Aowal, who is also the convenor of the Janagosthiya Samanway Parishad Asom (an umbrella body of 21 indigenous Muslim organisations in the state), said they will suggest that the state government take approval from the Registrar General of India before embarking on the census.
“There are government schemes for indigenous communities in Assam like the Bodos, Koch Rajbongshis, Sooteas, Ahoms. Just like those are indigenous groups, so are Goriyas and Moriyas. Since Muslims world over have similar-sounding names, it is important to identify indigenous Assamese Muslims through a census, so that they can benefit from the various developmental schemes in Assam,” said Aowal.

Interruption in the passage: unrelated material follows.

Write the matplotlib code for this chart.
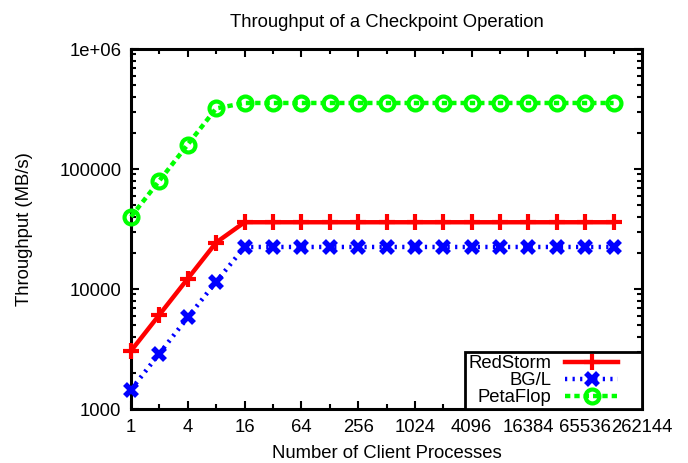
import matplotlib
matplotlib.use("Agg")
import matplotlib.pyplot as plt
from matplotlib.ticker import FixedLocator, FixedFormatter, NullFormatter
from matplotlib.offsetbox import DrawingArea

plt.rcParams['font.family'] = ['Liberation Sans', 'DejaVu Sans']
plt.rcParams['font.size'] = 13.3

# data
clients = [1, 2, 4, 8, 16, 32, 64, 128, 256, 512, 1024, 2048, 4096,
           8192, 16384, 32768, 65536, 131072]
redstorm = [3050, 6100, 12200, 24400, 36000, 36000, 36000, 36000, 36000,
            36000, 36000, 36000, 36000, 36000, 36000, 36000, 36000, 36000]
bgl = [1450, 2900, 5800, 11500, 22400, 22400, 22400, 22400, 22400,
       22400, 22400, 22400, 22400, 22400, 22400, 22400, 22400, 22400]
petaflop = [40000, 80000, 160000, 320000, 355000, 355000, 355000, 355000,
            355000, 355000, 355000, 355000, 355000, 355000, 355000, 355000,
            355000, 355000]

xticks = [1, 4, 16, 64, 256, 1024, 4096, 16384, 65536, 262144]
xticklabels = ["1", "4", "16", "64", "256", "1024", "4096", "16384",
               "65536", "262144"]
xminor = [2, 8, 32, 128, 512, 2048, 8192, 32768, 131072]
yticks = [1000, 10000, 100000, 1000000]
yticklabels = ["1000", "10000", "100000", "1e+06"]

fig = plt.figure(figsize=(6.88, 4.63), dpi=100)
ax = fig.add_axes([131 / 688, 1 - 409 / 463, 511 / 688, 360 / 463])

ax.plot(clients, redstorm, color="#ff0000", lw=3.2, marker="+", ms=11,
        mew=3, label="RedStorm", clip_on=False, zorder=3)
ax.plot(clients, bgl, color="#0000ff", lw=3.2, ls=(0, (0.5, 1.2)),
        marker="x", ms=9, mew=4, label="BG/L", clip_on=False, zorder=3)
ax.plot(clients, petaflop, color="#00ff00", lw=3.2, ls=(0, (1.2, 0.9)),
        marker="o", ms=10, mew=3, mfc="none", label="PetaFlop",
        clip_on=False, zorder=3)

ax.set_xscale("log", base=2)
ax.set_yscale("log")
ax.set_xlim(1, 262144)
ax.set_ylim(1000, 1000000)

ax.xaxis.set_major_locator(FixedLocator(xticks))
ax.xaxis.set_major_formatter(FixedFormatter(xticklabels))
ax.xaxis.set_minor_locator(FixedLocator(xminor))
ax.xaxis.set_minor_formatter(NullFormatter())
ax.yaxis.set_major_locator(FixedLocator(yticks))
ax.yaxis.set_major_formatter(FixedFormatter(yticklabels))
yminor = [m * d for d in [1000, 10000, 100000] for m in range(2, 10)]
ax.yaxis.set_minor_locator(FixedLocator(yminor))
ax.yaxis.set_minor_formatter(NullFormatter())

ax.tick_params(which="both", direction="in", top=True, right=True, width=1.5)
ax.tick_params(which="major", length=6, pad=7)
ax.tick_params(which="minor", length=3.5)
for s in ax.spines.values():
    s.set_linewidth(2.2)

ax.set_title("Throughput of a Checkpoint Operation", fontsize=13.3, pad=16)
ax.set_xlabel("Number of Client Processes", labelpad=7)
ax.set_ylabel("Throughput (MB/s)", labelpad=19)

leg = ax.legend(loc="lower right", markerfirst=False, fancybox=False,
                borderaxespad=0, borderpad=0.15, labelspacing=0.0,
                handlelength=2.9, handletextpad=0.75, numpoints=1,
                framealpha=1)
leg.set_zorder(5)
leg.get_frame().set_edgecolor("black")
leg.get_frame().set_linewidth(2)
for col in leg._legend_handle_box.get_children():
    col.align = "right"
    for row in col.get_children():
        row.get_children().append(DrawingArea(5, 1))

fig.savefig("out.png", dpi=100)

This includes Clause 6 of the Assam Accord which grants “constitutional, legislative and administrative safeguards” to the “Assamese people”. The report on its implementation is set to be submitted by the Centre-appointed high-powered committee soon. “The census will help the indigenous Assamese Muslims benefit not just from Clause 6 but other schemes too,” said Aowal.

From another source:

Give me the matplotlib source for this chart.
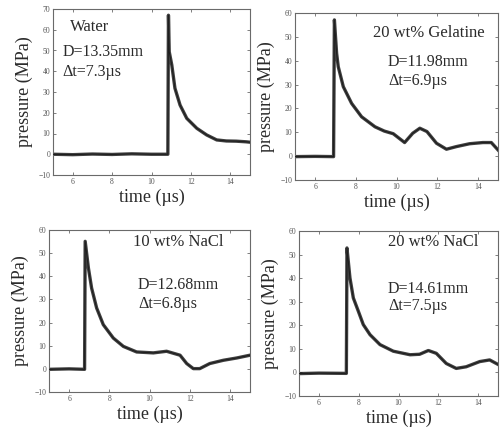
import matplotlib
matplotlib.use('Agg')
import matplotlib.pyplot as plt

plt.rcParams['font.family'] = ['Liberation Serif', 'DejaVu Serif']

# Pressure traces (time in us, pressure in MPa)
water_t = [5.0, 6.0, 7.0, 8.0, 9.0, 10.0, 10.83, 10.86, 10.9, 11.03, 11.19, 11.45,
           11.79, 12.3, 12.8, 13.31, 13.8, 14.3, 14.8, 15.0]
water_p = [0.0, -0.2, 0.1, -0.1, 0.2, 0.0, 0.0, 67.0, 49.4, 43.0, 31.8, 23.7,
           17.3, 12.5, 9.3, 6.9, 6.4, 6.3, 6.0, 5.8]

gel_t = [5.0, 6.0, 6.9, 6.94, 7.05, 7.13, 7.38, 7.79, 8.28, 8.94, 9.4, 9.84, 10.4,
         10.8, 11.15, 11.5, 11.97, 12.46, 12.95, 13.6, 14.26, 14.67, 15.0]
gel_p = [-0.2, -0.1, -0.2, 57.1, 43.1, 37.5, 29.1, 22.1, 16.5, 12.3, 10.5, 9.4, 5.7,
         9.6, 11.7, 10.3, 5.4, 2.9, 4.0, 5.2, 5.7, 5.7, 2.6]

nacl10_t = [5.0, 6.0, 6.77, 6.8, 6.96, 7.12, 7.37, 7.7, 8.2, 8.7, 9.36, 10.19,
            10.85, 11.52, 11.85, 12.18, 12.5, 13.0, 13.67, 14.34, 15.0]
nacl10_p = [-0.2, 0.0, -0.2, 55.1, 43.6, 34.9, 26.3, 19.1, 13.3, 9.7, 7.3, 6.9,
            7.6, 5.9, 2.3, 0.1, 0.1, 2.3, 3.7, 4.7, 5.9]

nacl20_t = [5.0, 6.0, 7.38, 7.41, 7.56, 7.73, 7.98, 8.23, 8.57, 9.07, 9.74, 10.58,
            11.06, 11.5, 11.9, 12.4, 12.9, 13.4, 14.08, 14.58, 15.0]
nacl20_p = [-0.5, -0.3, -0.4, 52.8, 40.1, 31.6, 26.0, 20.3, 16.0, 11.8, 9.0, 7.5,
            7.7, 9.3, 8.1, 3.8, 1.7, 2.4, 4.6, 5.3, 3.4]

titles = ["Water", "20 wt% Gelatine", "10 wt% NaCl", "20 wt% NaCl"]
diameters = ["D=13.35mm", "D=11.98mm", "D=12.68mm", "D=14.61mm"]
delays = ["\u0394t=7.3\u00b5s", "\u0394t=6.9\u00b5s", "\u0394t=6.8\u00b5s", "\u0394t=7.5\u00b5s"]
y_tops = [70, 60, 60, 60]

W, H = 503, 433
TRACE = '#1e1e1e'
INK = '#2b2b2b'
FRAME = '#6a6a6a'


def px_rect(left, right, top, bottom):
    return [left / W, (H - bottom) / H, (right - left) / W, (bottom - top) / H]


# panel rect, title pos, D pos, dt pos (axes fraction)
panels = [
    (px_rect(53, 250, 9, 175), (0.086, 0.89), (0.05, 0.74), (0.05, 0.62)),
    (px_rect(295, 498, 13, 180), (0.384, 0.88), (0.458, 0.707), (0.458, 0.593)),
    (px_rect(49, 250, 230, 392), (0.418, 0.926), (0.443, 0.66), (0.443, 0.543)),
    (px_rect(299, 498, 231, 396), (0.447, 0.933), (0.447, 0.648), (0.447, 0.545)),
]
traces = [(water_t, water_p), (gel_t, gel_p), (nacl10_t, nacl10_p), (nacl20_t, nacl20_p)]

fig = plt.figure(figsize=(W / 100, H / 100), dpi=100, facecolor='white')

for i, (rect, tpos, dpos, dtpos) in enumerate(panels):
    ax = fig.add_axes(rect)
    t, p = traces[i]
    # thin rise edge, then the thick noisy trace
    ax.plot(t, p, color=TRACE, lw=0.8, zorder=3)
    ax.plot(t, p, color=TRACE, lw=2.4, alpha=0.85, solid_joinstyle='round', zorder=2)

    ax.set_xlim(5, 15)
    ax.set_ylim(-10, y_tops[i])
    ax.set_xticks([6, 8, 10, 12, 14])
    ax.set_yticks(list(range(-10, y_tops[i] + 1, 10)))
    ax.tick_params(direction='in', top=True, right=True, length=2.5, width=0.6,
                   labelsize=5.5, colors=FRAME, labelcolor='#555555', pad=2)
    for s in ax.spines.values():
        s.set_color(FRAME)
        s.set_linewidth(0.8)

    ax.set_xlabel("time (\u00b5s)", fontsize=13, color=INK, labelpad=2)
    ax.set_ylabel("pressure (MPa)", fontsize=13, color=INK, labelpad=4)

    ax.text(*tpos, titles[i], transform=ax.transAxes, fontsize=12, color=INK,
            ha='left', va='center')
    ax.text(*dpos, diameters[i], transform=ax.transAxes, fontsize=11.5, color=INK,
            ha='left', va='center')
    ax.text(*dtpos, delays[i], transform=ax.transAxes, fontsize=11.5, color=INK,
            ha='left', va='center')

fig.savefig('out.png', dpi=100, facecolor='white')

BJP’s Dutta said the census will “most probably” be carried out by the Omeo Kumar Das Institute of Social Change and Development, and will cover the entire state. “The community has no benefits, no MLAs, no political representation. The rationale behind this is to help in the development of their identity, their culture, their literature,” he said, adding that the decision had nothing to do with the issues of “citizenship, or NRC or CAA” in Assam.
However, some fear such a census will “further marginalise” the descendants of Bengali-speaking migrants in Assam. “The survey identifies one section of Muslims so that they can get certain benefits but ignores another section completely. The polarisation and divisions will automatically increase as a result of this,” said Hafiz Ahmed, president of Char Chapori Sahitya Parishad.
“Also, how does one define an indigenous Assamese Muslim? Certain East Bengali-origin migrants have been living in Assam since the 1800s. Are they any less indigenous Assamese than other groups? If the government wants to really improve conditions of Muslims, why not do a survey/census of all economically deprived Muslims?” asked Ahmed.